Some parents questioned the efficacy and the safety of masks. Chelsea McLeod asked that the district let families decide whether their children donned masks in the classroom. 

“Can you guys please consider giving the rights of our children back to the parents? We are in charge of their health and well beings, and we really want you to be advocates for our children’s health?” McLeod asked.

Others challenged the schools rules, calling them unconstitutional.

“This isn’t about whether masks work or not. I believe we’ve gone past that,” said Ahna Hanson. “This is about government overreach, violating our God given rights, and forcing Americans to cover their face is unconstitutional.

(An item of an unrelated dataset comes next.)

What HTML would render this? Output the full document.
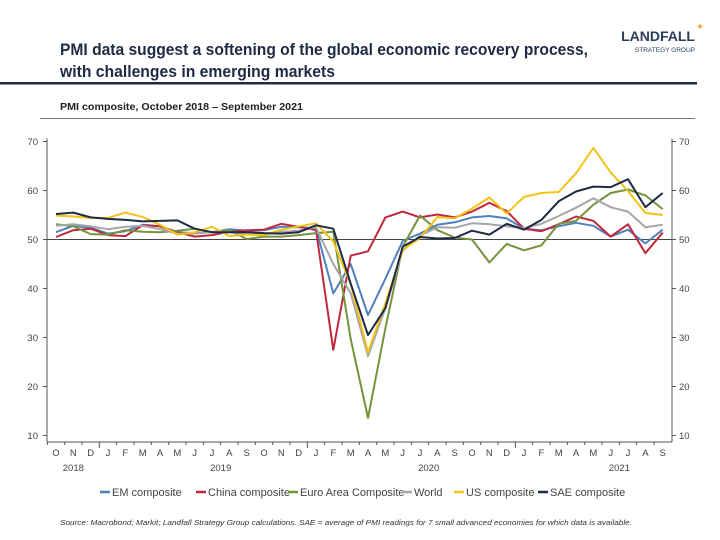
<!DOCTYPE html>
<html><head><meta charset="utf-8">
<style>
body{margin:0;background:#fff;font-family:"Liberation Sans",sans-serif;}
#wrap{position:relative;width:720px;height:540px;overflow:hidden;background:#fff;}
</style></head>
<body>
<div id="wrap">
<svg id="chart" width="720" height="540" viewBox="0 0 720 540">
  <text x="60" y="55" font-size="17" fill="#1f2a44" font-weight="bold" textLength="528" lengthAdjust="spacingAndGlyphs">PMI data suggest a softening of the global economic recovery process,</text>
  <text x="60" y="77" font-size="17" fill="#1f2a44" font-weight="bold" textLength="275" lengthAdjust="spacingAndGlyphs">with challenges in emerging markets</text>
  <g>
    <text x="695" y="41" font-size="14" fill="#2b3d5c" text-anchor="end" font-weight="bold">LANDFALL</text>
    <text x="695" y="52" font-size="6.5" fill="#2b3d5c" text-anchor="end">STRATEGY GROUP</text>
    <text x="700" y="30" font-size="10" fill="#e0b030" text-anchor="middle">✦</text>
  </g>
  <rect x="0" y="82" width="697" height="2.5" fill="#1f2a44"/>
  <text x="60" y="110" font-size="10.5" fill="#222" font-weight="bold" textLength="243" lengthAdjust="spacingAndGlyphs">PMI composite, October 2018 – September 2021</text>
  <rect x="40" y="118" width="655" height="0.8" fill="#555"/>
  <g id="plot"></g>
  <text x="60" y="525" font-size="7.5" font-style="italic" fill="#333" textLength="572" lengthAdjust="spacingAndGlyphs">Source: Macrobond;  Markit; Landfall Strategy Group calculations. SAE = average of PMI readings for 7 small advanced economies for which data is available.</text>
</svg>
</div>
<script>
const months=["O","N","D","J","F","M","A","M","J","J","A","S","O","N","D","J","F","M","A","M","J","J","A","S","O","N","D","J","F","M","A","M","J","J","A","S"];
const years=["2018","2019","2020","2021"];
const yTicks=[10,20,30,40,50,60,70];
const seriesNames=["EM composite","China composite","Euro Area Composite","World","US composite","SAE composite"];
const seriesColors=["#4f81bd","#c0283c","#76923c","#a6a6a6","#f2c318","#1f2a44"];
const emValues=[51.5,52.8,52.4,51.2,51.7,53,52.7,51.5,51.3,51.5,52.1,51.8,51.9,52.6,52.5,52.3,39,45,34.6,42,49.7,51.2,53,53.5,54.5,54.8,54.3,52.2,51.9,52.7,53.4,52.8,50.6,52,49.2,52];
const chinaValues=[50.5,51.9,52.2,50.9,50.7,52.9,52.7,51.5,50.6,50.9,51.6,51.9,52,53.2,52.6,51.9,27.5,46.7,47.6,54.5,55.7,54.5,55.1,54.5,55.7,57.5,55.8,52.2,51.7,53.1,54.7,53.8,50.6,53.1,47.2,51.4];
const euroValues=[53.1,52.7,51.1,51,51.9,51.6,51.5,51.8,52.2,51.5,51.9,50.1,50.6,50.6,50.9,51.3,51.6,29.7,13.6,31.9,48.5,54.9,51.9,50.4,50,45.3,49.1,47.8,48.8,53.2,53.8,57.1,59.5,60.2,59,56.2];
const worldValues=[52.8,53.1,52.7,52.1,52.6,52.8,52.1,51.2,51.2,51.6,51.5,51.1,51,51.6,51.8,52.5,45,39,26.2,36,47.7,50.8,52.5,52.4,53.3,53.1,52.7,52.3,53.2,54.8,56.5,58.4,56.6,55.7,52.5,53];
const usValues=[54.9,54.7,54.4,54.4,55.5,54.6,53,51,51.5,52.6,50.7,51,50.9,52,52.7,53.3,49.6,40.9,27,37,47.9,50.3,54.6,54.3,56.3,58.6,55.3,58.7,59.5,59.7,63.5,68.7,63.7,59.9,55.4,55];
const saeValues=[55.2,55.5,54.5,54.2,54,53.7,53.8,53.9,52.2,51.5,51.5,51.5,51.3,51.2,51.5,52.9,52.2,41,30.5,36,48.5,50.5,50.2,50.3,51.8,51,53.2,52,54,57.8,59.8,60.8,60.7,62.3,56.6,59.5];

const NS="http://www.w3.org/2000/svg";
const L=47,R=672,TOP=141.5,BOT=435.5,AXY=442;
const x0=56,dx=(662.7-56)/35;
const xs=i=>x0+dx*i;
const ys=v=>BOT-(v-10)/60*(BOT-TOP);
const plot=document.getElementById('plot');
function mk(tag,attrs,parent){const e=document.createElementNS(NS,tag);for(const k in attrs)e.setAttribute(k,attrs[k]);(parent||plot).appendChild(e);return e;}

let e=mk('line',{x1:L,y1:TOP-3,x2:L,y2:AXY,stroke:'#555','stroke-width':1});


e=mk('line',{x1:R,y1:TOP-3,x2:R,y2:AXY,stroke:'#555','stroke-width':1});


e=mk('line',{x1:L,y1:AXY,x2:R,y2:AXY,stroke:'#555','stroke-width':1});


e=mk('line',{x1:L,y1:ys(50),x2:R,y2:ys(50),stroke:'#444','stroke-width':0.9});



yTicks.forEach(t=>{
  const y=ys(t);
  mk('line',{x1:L-4,y1:y,x2:L,y2:y,stroke:'#555'});
  mk('line',{x1:R,y1:y,x2:R+4,y2:y,stroke:'#555'});
  let a=mk('text',{x:L-9,y:y+3.5,'font-size':9.5,fill:'#444','text-anchor':'end'});a.textContent=t;
  
  
  let b=mk('text',{x:R+7,y:y+3.5,'font-size':9.5,fill:'#444'});b.textContent=t;
  
  
});

months.forEach((m,i)=>{
  const bx=xs(i)-dx/2;
  const big=(i===3||i===15||i===27);
  mk('line',{x1:bx,y1:AXY,x2:bx,y2:AXY+(big?6:3),stroke:'#555'});
  let t=mk('text',{x:xs(i),y:AXY+14,'font-size':9.5,fill:'#444','text-anchor':'middle'});t.textContent=m;
  
  
});
const yearIdx=[1,9.5,21.5,32.5];
years.forEach((yv,i)=>{
  let t=mk('text',{x:xs(yearIdx[i]),y:AXY+29,'font-size':9.5,fill:'#444','text-anchor':'middle'});t.textContent=yv;
  
  
});

const allSeries=[emValues,chinaValues,euroValues,worldValues,usValues,saeValues];
allSeries.forEach((vals,s)=>{
  const d=vals.map((v,i)=>(i?'L':'M')+xs(i).toFixed(1)+','+ys(v).toFixed(1)).join(' ');
  const p=mk('path',{d:d,fill:'none',stroke:seriesColors[s],'stroke-width':2,'stroke-linejoin':'round'});
  
  
});

const legendX=[100,196,288,402,454,538];
seriesNames.forEach((n,s)=>{
  const g=mk('g',{});
  
  
  mk('line',{x1:legendX[s],y1:492,x2:legendX[s]+10,y2:492,stroke:seriesColors[s],'stroke-width':2.5},g);
  const t=mk('text',{x:legendX[s]+12,y:496,'font-size':11,fill:'#444'},g);t.textContent=n;
});
</script>
</body></html>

It’s unlawful and it’s wrong.” 

It’s unclear whether Hanson was invoking the Alaska or U.S. Constitution in her remarks. Or what part of either document would preclude the emergency public health mandates. But Sarah Lawrie took the floor to challenge the argument that mask rules are government overreach. 

“Each morning we eat food made from FDA approved ingredients and we take FDA approved medications,” she said. “While driving the state speed limit, we might turn on the radio to hear stations broadcasting according to FCC guidelines, and perhaps see motorcyclists wearing state required helmets. We then spend our day at a workplace governed by OSHA. Few people question these restrictions. A mask mandate is not an example of governmental overreach but is instead another policy intended to help keep us safe.”

The school’s COVID mitigation plan wasn’t on the meeting’s agenda. And as such, no action was taken by the school board. As of Tuesday there weren’t any COVID cases tied to any of Sitka’s schools, even though the community’s alert level remains high. But during his report to the board, Superintendent Frank Hauser said he hopes that compulsory masking will be a temporary measure.

“I’ve been saying from the start that masks aren’t forever, since the start of the school year,” he said. “On Monday, the Sitka school districts set a goal of transitioning to masks optional in mid-January. That’s about two months away, but only a few weeks for school with winter break and in service days factory factored in.” 

Hauser said that plans could change. But he says  upcoming changes to how the state determines community risk levels could allow the school district to ease its mask requirements early next year. 

“We’re looking ahead, after all our schools have had the opportunity to be vaccinated, and setting a goal for the future. I’m very optimistic we’ll meet this goal because of the alert level changes likely from the state…our generally declining cases and availability of vaccines for all who want them and our vaccine coverage,” he said. “Sitka is a much different place than many other communities right now. So I’m optimistic about the future and our ability to meet this goal.